On Nikon’s Mode 3

The so-called Mode 3 is an undocumented Nikon DSLR feature which I came across on the internet when looking for noise reduction techniques in astrophotography. There’s some information on it here but nothing specific to the D700. It’s possible that Mode 3 is irrelevant for later Nikon DSLRs.

Briefly put, the consensus is that Nikon’s raw NEF format isn’t really raw, i.e. it isn’t a pristine dump of the sensor, with some amount of noise reduction being performed using a median filter. This can possibly reduce the signal content from faint stars. To circumvent Nikon’s median filter and to obtain the unprocessed sensor data, Mode 3 is performed by enabling long-exposure NR from the DSLR menu. Long-exposure NR takes two photographs instead of one; the second one is used for dark frame subtraction. If the camera is powered off during the second photo, then the camera panics and writes the first (untouched) photo to the memory card.

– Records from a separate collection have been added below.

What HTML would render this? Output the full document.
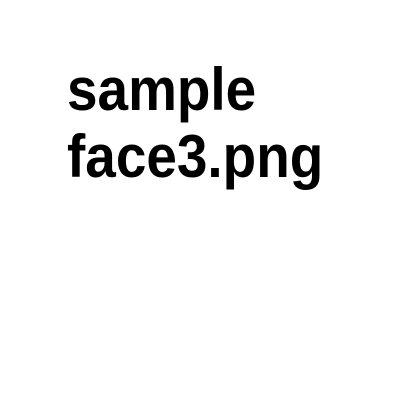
<!DOCTYPE html>
<html><head><style>
html,body{margin:0;padding:0;background:#fff;width:400px;height:400px;overflow:hidden}
#t{position:absolute;left:67px;top:56px;font-family:"Liberation Sans",sans-serif;font-weight:bold;font-size:60px;line-height:67px;color:#000;white-space:nowrap;transform:scaleX(0.915);transform-origin:0 0}
</style></head><body>
<div id="t">sample<br>face3.png</div>
</body></html>
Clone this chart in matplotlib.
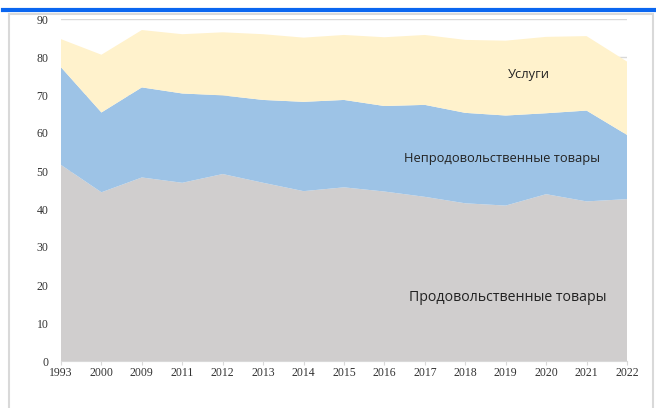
import matplotlib
matplotlib.use("Agg")
import matplotlib.pyplot as plt
from matplotlib.patches import Rectangle
from matplotlib.lines import Line2D
import numpy as np

years = ["1993", "2000", "2009", "2011", "2012", "2013", "2014", "2015",
         "2016", "2017", "2018", "2019", "2020", "2021", "2022"]
food = [51.6, 44.4, 48.3, 46.9, 49.2, 46.9, 44.7, 45.7, 44.6, 43.2, 41.5, 40.9, 43.9, 42.0, 42.6]
nonfood = [25.7, 21.0, 23.7, 23.5, 20.7, 21.8, 23.5, 23.0, 22.5, 24.2, 23.8, 23.7, 21.3, 23.9, 16.9]
services = [7.4, 15.2, 15.1, 15.6, 16.6, 17.3, 16.9, 17.1, 18.1, 18.4, 19.2, 19.7, 20.1, 19.6, 19.3]
yticks = [0, 10, 20, 30, 40, 50, 60, 70, 80, 90]

W, H = 656, 408
fig = plt.figure(figsize=(W / 100, H / 100), dpi=100)

# frame decorations
fig.add_artist(Rectangle((8.5 / W, -0.05), (653 - 8.5) / W, (H - 14) / H + 0.05,
                         transform=fig.transFigure, fill=False, edgecolor="#d9d9d9",
                         linewidth=1.5))
fig.add_artist(Line2D([3 / W, 1], [1 - 9.5 / H, 1 - 9.5 / H], transform=fig.transFigure,
                      color="#0a66f0", linewidth=3))

ax = fig.add_axes([61 / W, 1 - 361 / H, (627 - 61) / W, (361 - 19) / H])
x = np.arange(len(years))
ax.stackplot(x, food, nonfood, services,
             colors=["#d0cece", "#9dc3e6", "#fff2cc"], linewidth=0, zorder=2)

ax.set_xlim(0, len(years) - 1)
ax.set_ylim(0, 90)
ax.set_yticks(yticks)
ax.set_yticklabels([str(v) for v in yticks], family="Liberation Serif", fontsize=8.5, color="#333333")
ax.set_xticks(x)
ax.set_xticklabels(years, family="Liberation Serif", fontsize=8.5, color="#333333")
ax.grid(axis="y", color="#d9d9d9", linewidth=1, zorder=0)
ax.set_axisbelow(True)
for s in ["top", "right", "left"]:
    ax.spines[s].set_visible(False)
ax.spines["bottom"].set_color("#d9d9d9")
ax.tick_params(axis="y", length=0, pad=9)
ax.tick_params(axis="x", length=3, color="#d9d9d9", pad=1)

ax.text(11.58, 75.3, "Услуги", family="Open Sans", fontsize=9.3, color="#222222",
        ha="center", va="center", zorder=5)
ax.text(10.91, 53.2, "Непродовольственные товары", family="Open Sans", fontsize=9.3,
        color="#222222", ha="center", va="center", zorder=5)
ax.text(11.06, 16.8, "Продовольственные товары", family="Open Sans", fontsize=10.2,
        color="#222222", ha="center", va="center", zorder=5)

fig.savefig("out.png", dpi=100)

To test this out, I took two photos of Alnitak (Zeta Orionis, or the left-most star on Orion’s belt). The first one is a 120-second exposure at 200mm f/4, ISO 800. The second one was taken with long-exposure NR enabled, but with the camera powered off during the second photo. A side-by-side comparison is shown below (click on it for the full-sized version):

Mode3Comparison

For reference, Alnitak is the brightest star in the image, with the Flame Nebula directly above and the Horsehead Nebula showing as a faint red cloud below it, towards the left. It’s a very interesting part of the sky, but more on that later.

The photo on the right was taken with the Mode 3 technique. If one looks at it long enough, one can immediately see additional stars (e.g. right next to Alnitak itself). But what’s more interesting is that all the additional stars appear to the right of their reference points on the image on the left.

The fact that the additional ‘stars’ appear with a bias to the right of the image leads me to believe that they aren’t in fact stars, but an artifact of the imaging process. There’s obviously something going on with the sensor and/or Nikon’s image processing but my understanding of that process is limited. Whether that’s particular to my D700 or with all D700s, I don’t know. That aside, I’m not able to see a significant improvement in SNR using the Mode 3 technique. I also have to constantly hover around the camera, ready to power it off and on repeatedly, which isn’t fun when you’re taking a stack of photos (I’d much rather be looking at the skies).